Bloomberg News

India Said to Pay in Euros for Iran Oil Due to Rupee Hurdles

July 05, 2012

India Said to Pay in Euros for Iranian Oil Due to Rupee Hurdles

A cashier counts Indian rupee banknotes in New Delhi, India. Photographer: Prashanth Vishwanathan/Bloomberg

India is using euros to clear most of its purchases of Iranian oil through a Turkish bank because of hurdles in making rupee payments, according to three people with knowledge of the transactions.

While some payments have been made in rupees, they are more difficult after India barred Tehran-based Parsian Bank from opening a branch in Mumbai and because the rupee can’t be directly converted overseas to other currencies, the people said, asking not to be identified because the information is confidential.

The euro payments are continuing even as the U.S. and the European Union seek to limit oil revenue in Iran, which they say is developing nuclear weapons. The payments also mean Iran won’t be handicapped by difficulties in converting rupees, the worst performer among Asian currencies over the past 12 months.

“If the Indian companies need to buy the euro, then this would be a negative for the rupee, especially if the payments are large,” said Chin Loo Thio, a senior analyst at BNP Paribas SA in Singapore. India imported about $9.4 billion worth of oil from Iran in the year ended March 2011, according to data from India’s Department of Commerce.

The Indian rupee weakened 0.9 percent to 54.98 per dollar as of 12:37 p.m. in Mumbai, the biggest drop in almost two weeks, according to data compiled by Bloomberg.

Global Sanctions

The international measures against Iran include an EU ban on its crude exports, which became effective on July 1. A law enacted Dec. 31 cuts off international banks from the U.S. financial system if they settle Iranian oil trades.

India and Turkey received exemptions from the U.S. financial restrictions after they cut crude imports from Iran. That allowed the South Asian nation to continue routing payments through Ankara-based Turkiye Halk Bankasi AS (HALKB), the people said. Before getting the exemptions, the Turkish lender told Indian refiners it may no longer be able to act as an intermediary when European sanctions take effect, four people with knowledge of the matter said Jan. 10.

Officials at Halk Bank in Ankara declined to comment. R.C. Joshi, a New Delhi-based spokesman for India’s oil ministry, didn’t return two calls to his mobile phone. Mohsen Qamsari, the head of international affairs for National Iranian Oil Co., didn’t immediately return a phone call to his office in Tehran.

Import Cuts

India will cut crude purchases from Iran by 11 percent in the year that began April 1 to 15.5 million metric tons as the nation seeks to diversify its supply sources, Junior Oil Minister R.P.N. Singh said on May 15. The planned reduction followed U.S. Secretary of State Hillary Clinton’s visit to New Delhi earlier in the month. She urged India to cut oil imports from Iran and said U.S. officials will help the nation find alternative sources.
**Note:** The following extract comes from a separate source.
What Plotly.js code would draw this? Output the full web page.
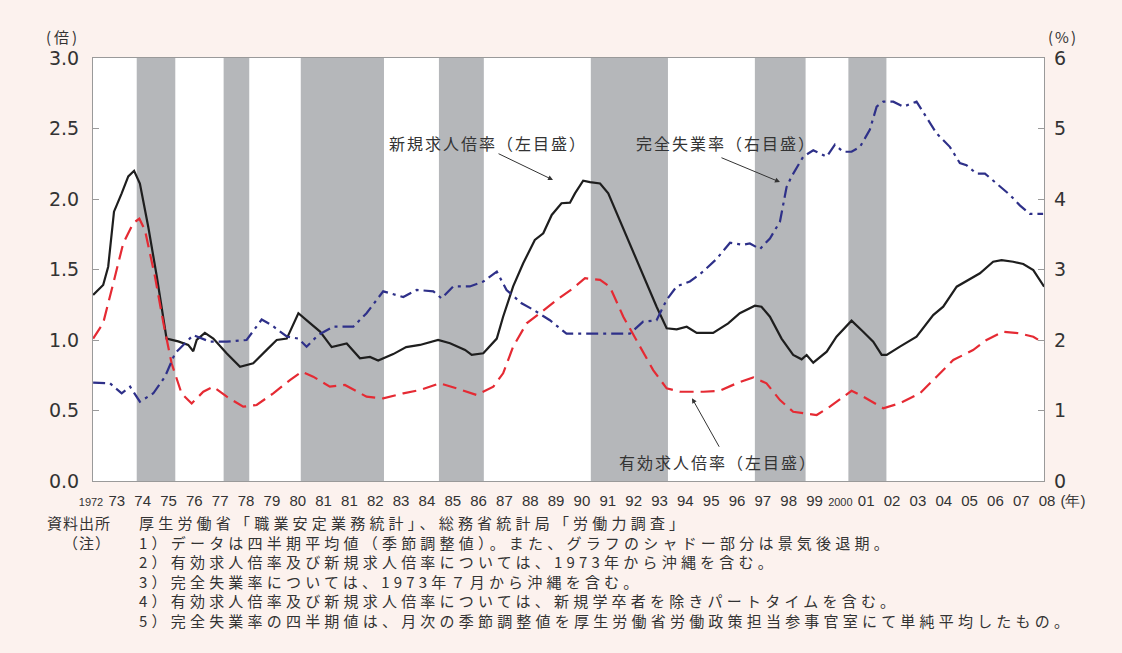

Indian processors using the Islamic Republic’s crude are receiving shipments through Iranian tankers on a cost-insurance- and-freight basis, two of the people said. This means Iran is responsible for delivering the crude to the South Asian nation.

The EU ban on the purchase, transportation, financing and insurance of Iranian oil affects Asian importers because 95 percent of the world’s tankers are insured by the 13 members of the London-based International Group of P&I Clubs. That means fewer ships may be available to load the cargoes from the Organization of Petroleum Exporting Countries’ second-largest producer.

Rupee Difficulties

India’s rupee has weakened 19 percent against the U.S. dollar in the past year, according to data compiled by Bloomberg. It is also the only Asian currency to drop against the euro in the same period, sliding 7 percent.

UCO Bank (UCO), an Indian government-run lender, has been approved for taking deposits of as much as 45 percent of refiners’ crude payments in rupees, which will then be transferred to Iran.

A Mumbai branch for Iran’s Parsian Bank would have made such transactions easier, two people with knowledge of the matter said May 7. India barred the lender from opening a branch in the country because of U.S. pressure, they said.

While India proposed paying for oil in rupees, Iranian officials sought partial payment in yen because they are concerned that they may not get sufficient value from the currency, three people with knowledge of the talks said Jan. 23.

Iran’s economy has deteriorated as international measures against the nation were announced. Its currency has weakened, pushing up costs that were already surging after the government started removing energy and food subsidies a year and a half ago. Inflation accelerated to 22.2 percent in the 12 months ended May 20, the central bank said June 9.

Oil for August delivery slid as much as $1.16 to $86.50 a barrel in electronic trading today on the New York Mercantile Exchange. Prices are down 12 percent this year.